The Tribunal stated that the effect of the CoC seeking withdrawal of an already approved resolution plan would have identical repercussions with respect to timelines as the same would have the effect of restarting the CIRP from the valuation stage when all the statutory timelines have long since been exhausted. The principle with respect to ‘timelines’ is applicable to the facts of this case.
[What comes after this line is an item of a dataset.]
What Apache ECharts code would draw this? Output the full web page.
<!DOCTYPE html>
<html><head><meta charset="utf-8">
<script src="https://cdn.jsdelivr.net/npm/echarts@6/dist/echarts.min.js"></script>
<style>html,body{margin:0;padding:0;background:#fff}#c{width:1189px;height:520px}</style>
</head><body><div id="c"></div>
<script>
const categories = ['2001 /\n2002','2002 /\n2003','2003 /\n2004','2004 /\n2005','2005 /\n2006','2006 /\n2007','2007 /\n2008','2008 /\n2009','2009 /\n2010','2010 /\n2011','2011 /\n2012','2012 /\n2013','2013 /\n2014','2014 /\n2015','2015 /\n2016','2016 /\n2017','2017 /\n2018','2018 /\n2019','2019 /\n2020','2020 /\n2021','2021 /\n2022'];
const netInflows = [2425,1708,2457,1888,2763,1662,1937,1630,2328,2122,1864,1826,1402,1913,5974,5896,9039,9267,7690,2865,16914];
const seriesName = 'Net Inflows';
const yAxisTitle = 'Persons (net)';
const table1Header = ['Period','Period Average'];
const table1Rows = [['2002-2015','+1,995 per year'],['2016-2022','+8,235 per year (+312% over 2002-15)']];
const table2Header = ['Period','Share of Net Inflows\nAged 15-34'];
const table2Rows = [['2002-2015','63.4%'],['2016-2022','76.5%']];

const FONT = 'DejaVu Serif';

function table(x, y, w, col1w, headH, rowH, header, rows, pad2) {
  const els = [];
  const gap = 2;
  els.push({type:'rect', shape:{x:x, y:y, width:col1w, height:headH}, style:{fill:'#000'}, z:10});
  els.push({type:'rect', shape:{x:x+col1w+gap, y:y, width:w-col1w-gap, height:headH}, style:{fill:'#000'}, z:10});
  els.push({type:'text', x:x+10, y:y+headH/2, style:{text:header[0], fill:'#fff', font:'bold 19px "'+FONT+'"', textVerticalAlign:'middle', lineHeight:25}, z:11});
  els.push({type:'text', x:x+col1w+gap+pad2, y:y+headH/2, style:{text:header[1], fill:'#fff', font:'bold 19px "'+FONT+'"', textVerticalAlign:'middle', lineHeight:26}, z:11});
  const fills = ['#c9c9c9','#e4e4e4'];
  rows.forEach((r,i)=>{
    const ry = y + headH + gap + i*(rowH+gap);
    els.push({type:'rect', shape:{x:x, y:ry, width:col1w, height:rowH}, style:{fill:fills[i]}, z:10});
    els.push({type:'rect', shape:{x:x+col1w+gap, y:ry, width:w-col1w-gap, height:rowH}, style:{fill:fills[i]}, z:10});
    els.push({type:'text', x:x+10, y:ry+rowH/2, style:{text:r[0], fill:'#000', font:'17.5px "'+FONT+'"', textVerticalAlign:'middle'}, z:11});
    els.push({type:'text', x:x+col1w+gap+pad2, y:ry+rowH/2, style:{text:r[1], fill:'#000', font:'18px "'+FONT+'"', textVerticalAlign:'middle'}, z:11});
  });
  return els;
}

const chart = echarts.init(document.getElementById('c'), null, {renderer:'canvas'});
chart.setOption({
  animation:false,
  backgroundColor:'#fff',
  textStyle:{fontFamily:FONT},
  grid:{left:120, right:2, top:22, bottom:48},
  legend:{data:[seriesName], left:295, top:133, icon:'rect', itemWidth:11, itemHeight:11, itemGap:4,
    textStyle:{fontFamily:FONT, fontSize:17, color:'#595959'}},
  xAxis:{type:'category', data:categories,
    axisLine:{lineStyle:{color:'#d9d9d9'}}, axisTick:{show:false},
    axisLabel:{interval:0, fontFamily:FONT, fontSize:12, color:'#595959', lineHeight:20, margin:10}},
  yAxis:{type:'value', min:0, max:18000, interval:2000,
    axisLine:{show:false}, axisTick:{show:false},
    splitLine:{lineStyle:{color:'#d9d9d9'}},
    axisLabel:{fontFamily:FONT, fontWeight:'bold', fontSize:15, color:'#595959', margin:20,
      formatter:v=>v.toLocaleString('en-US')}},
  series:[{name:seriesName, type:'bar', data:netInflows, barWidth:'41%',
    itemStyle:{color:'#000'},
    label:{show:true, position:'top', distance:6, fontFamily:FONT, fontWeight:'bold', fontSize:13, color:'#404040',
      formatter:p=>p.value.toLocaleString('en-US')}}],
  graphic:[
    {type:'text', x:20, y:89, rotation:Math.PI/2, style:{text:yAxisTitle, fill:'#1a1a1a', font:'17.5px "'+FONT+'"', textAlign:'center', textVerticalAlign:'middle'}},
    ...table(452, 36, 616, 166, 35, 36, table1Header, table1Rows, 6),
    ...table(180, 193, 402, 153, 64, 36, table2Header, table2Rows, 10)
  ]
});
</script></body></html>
The Tribunal further stated that at the cost of repetition, it is crystal clear that any modification or a withdrawal after approval by the CoC and submission to the Adjudicating Authority, ‘irrespective of the content’ of the terms envisaged by the resolution plan, would only lead to further delay and defeat the very scope and objective of the Code. The existing framework does not provide any scope for effecting any further modifications or withdrawals of the CoC approved resolution plan by the SRA or the Creditors. The Adjudicating Authority can interfere only if the resolution plan is against the provisions of the Code, 2016. Once the resolution plan is submitted to the Adjudicating Authority, it is binding and irrevocable as between the CoC and the SRA in terms of the provisions of the Code, 2016.
The Tribunal held that the contention of the respondent that the Code, 2016 provides for ‘Maximisation of the Value of Assets’ and therefore a higher value offered is to be considered, is untenable, as the maximum timeline permissible for completion of the said process has lapsed.
The Tribunal further reiterated that the ‘Maximisation of Value of Assets’ ought to be ‘within the specified timelines and if it is not a timebound process, the entire scope and objective of the Code, 2016 would fail merely because there is another higher offer made by a third party
Thus, the Tribunal held that once the resolution plan is submitted for approval, it is binding between the CoC and the SRA, unless there is any material irregularity or is against the provisions of Section 30(2) of the Code the Adjudicating Authority cannot, in its limited jurisdiction, interfere.
[Kalinga Allied Industries India Private Limited v. Committee of Creditors, 2022 SCC OnLine NCLAT 1618, decided on 19-12-2022]
Advocates who appeared in this case :
Advocates for Appellants: Advocate Abhijeet Sinha, Advocate Rakesh Wadhwa;
Advocates for Respondents: Advocate Mohit Nandani, Advocate Mukesh Kumar.